Trudeau’s Appointment Avoids the Legal Challenge

To avoid this legal challenge, Trudeau on October 17, 2016 appointed a judge from Newfoundland to head off the constitutional challenge.

Trudeau’s appointment was Mr. Justice Malcolm Rowe from the Newfoundland Court of Appeal. The latter is a judicial activist who believes judges should not be bound by the law, but should create new laws to make a “definitive” statement on the law.  He stated the role of the Supreme Court was to craft laws “rather than to simply interpret them”.  Judge Rowe is also strongly leftist in his perspective.  Prior to his appointment to the Bench, he was an assistant to former Newfoundland Liberal Premier Brian Tobin, with whom he helped abolish denominational schools in Newfoundland in the mid-1990’s, provided rights for homosexual and lesbians, and extended full health funding to the Morgentaler abortion clinic.  Heaven help us!  “Objectivity” clearly will not be a part of Judge Rowe’s judicial performance on the Supreme Court.  We can, as a result, have no confidence in the Supreme Court of Canada as he now joins the other activist judges already on the court.

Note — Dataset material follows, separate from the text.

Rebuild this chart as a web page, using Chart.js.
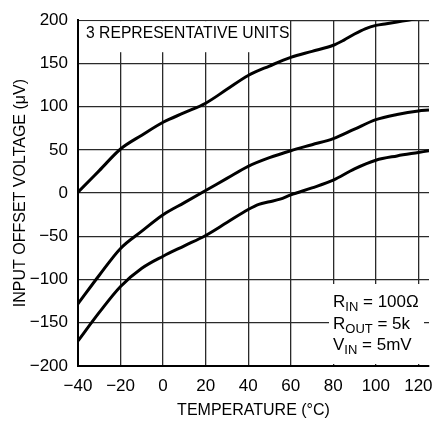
<!DOCTYPE html>
<html>
<head>
<meta charset="utf-8">
<script src="https://cdn.jsdelivr.net/npm/chart.js@4.4.1/dist/chart.umd.min.js"></script>
<style>
  html, body { margin: 0; padding: 0; background: #fff; }
</style>
</head>
<body>
<canvas id="offset-chart" width="432" height="423"></canvas>
<script>
// Temperatures (°C) and offsets (µV)
const tempA = [-40, -30, -20, -10, 0, 10, 20, 30, 40, 50, 60, 70, 80, 85, 90, 95, 100, 105, 110, 115, 120, 125];
const unitA = [1, 26, 51, 67, 82, 93, 104, 120, 136, 147, 157, 164, 171, 177, 184, 190, 194, 196, 198, 200, 202, 204];

const tempB = [-40, -30, -20, -10, 0, 10, 20, 30, 40, 50, 60, 70, 80, 90, 100, 110, 120, 125];
const unitB = [-128, -95, -64, -44, -25, -11, 3, 17, 31, 41, 49, 56, 63, 74, 85, 91, 95, 96];

const tempC = [-40, -30, -20, -10, 0, 10, 20, 30, 40, 45, 50, 55, 60, 70, 80, 90, 100, 110, 120, 125];
const unitC = [-171, -138, -108, -87, -73, -61, -49, -34, -19, -13, -10, -7, -2, 6, 15, 28, 38, 43, 47, 49];

const xTicks = [-40, -20, 0, 20, 40, 60, 80, 100, 120];
const yTicks = [-200, -150, -100, -50, 0, 50, 100, 150, 200];

const FONT = '"Liberation Sans Narrow", "Arial Narrow", "Liberation Sans", sans-serif';

function toPoints(xs, ys) {
  return xs.map((x, i) => ({ x: x, y: ys[i] }));
}

function minus(v) {
  return String(v).replace('-', '\u2212');
}

// Draws text with subscript parts: [[text, isSub], ...]
function drawRich(ctx, x, y, parts) {
  parts.forEach(([text, sub]) => {
    ctx.font = (sub ? '13px ' : '17px ') + FONT;
    ctx.fillText(text, x, sub ? y + 4 : y);
    x += ctx.measureText(text).width;
  });
}

// White label boxes over the grid, plus their text
const labelBoxes = {
  id: 'labelBoxes',
  beforeDatasetsDraw(chart) {
    const { ctx, chartArea: a } = chart;
    ctx.save();
    ctx.fillStyle = '#fff';
    ctx.fillRect(a.left + 1, a.top + 1, 211, 31);
    ctx.fillRect(329, 284, 95, 80);

    ctx.fillStyle = '#000';
    ctx.textBaseline = 'alphabetic';
    ctx.font = '15.7px ' + FONT;
    ctx.fillText('3 REPRESENTATIVE UNITS', 86, 38);

    drawRich(ctx, 333, 307, [['R', false], ['IN', true], [' = 100\u03a9', false]]);
    drawRich(ctx, 333, 329, [['R', false], ['OUT', true], [' = 5k', false]]);
    drawRich(ctx, 333, 350, [['V', false], ['IN', true], [' = 5mV', false]]);
    ctx.restore();
  },
};

const lineStyle = {
  borderColor: '#000',
  borderWidth: 3,
  pointRadius: 0,
  fill: false,
  cubicInterpolationMode: 'monotone',
};

const chart = new Chart(document.getElementById('offset-chart').getContext('2d'), {
  type: 'line',
  data: {
    datasets: [
      { data: toPoints(tempA, unitA), ...lineStyle },
      { data: toPoints(tempB, unitB), ...lineStyle },
      { data: toPoints(tempC, unitC), ...lineStyle },
    ],
  },
  options: {
    responsive: false,
    animation: false,
    layout: { padding: { top: 15, right: 3, left: 0, bottom: 0 } },
    plugins: {
      legend: { display: false },
      tooltip: { enabled: false },
    },
    scales: {
      x: {
        type: 'linear',
        min: -40,
        max: 125,
        afterBuildTicks: (scale) => { scale.ticks = xTicks.map((v) => ({ value: v })); },
        afterFit: (scale) => { scale.height = 57; scale.paddingLeft = 0; scale.paddingRight = 0; },
        grid: { color: '#2a2a2a', lineWidth: 1.3, drawTicks: false },
        border: { color: '#000', width: 2 },
        ticks: {
          color: '#000',
          font: { family: FONT, size: 17 },
          padding: 10,
          maxRotation: 0,
          callback: (v) => minus(v),
        },
        title: {
          display: true,
          text: 'TEMPERATURE (\u00b0C)',
          color: '#000',
          font: { family: FONT, size: 16 },
          padding: { top: 0, bottom: 3 },
        },
      },
      y: {
        min: -200,
        max: 200,
        afterBuildTicks: (scale) => { scale.ticks = yTicks.map((v) => ({ value: v })); },
        afterFit: (scale) => { scale.width = 78; },
        grid: { color: '#2a2a2a', lineWidth: 1.3, drawTicks: false },
        border: { color: '#000', width: 2 },
        ticks: {
          color: '#000',
          font: { family: FONT, size: 17 },
          padding: 10,
          callback: (v) => minus(v),
        },
        title: {
          display: true,
          text: 'INPUT OFFSET VOLTAGE (\u03bcV)',
          color: '#000',
          font: { family: FONT, size: 16 },
          padding: { top: 11, bottom: 0 },
        },
      },
    },
  },
  plugins: [labelBoxes],
});
</script>
</body>
</html>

Trudeau has selected “bilingualism” and “identity” as the critical issues for appointing judges to the Supreme Court – not legal merit. This is bizarre, and is a function of the fog swirling around in Trudeau’s head. The new appointment system is superficial, ill-thought out, and lacking in substance and practicality.  It is a fraudulent system, proposed to give the appearance of objectivity and fairness, but in effect, will not provide a shred of any of this.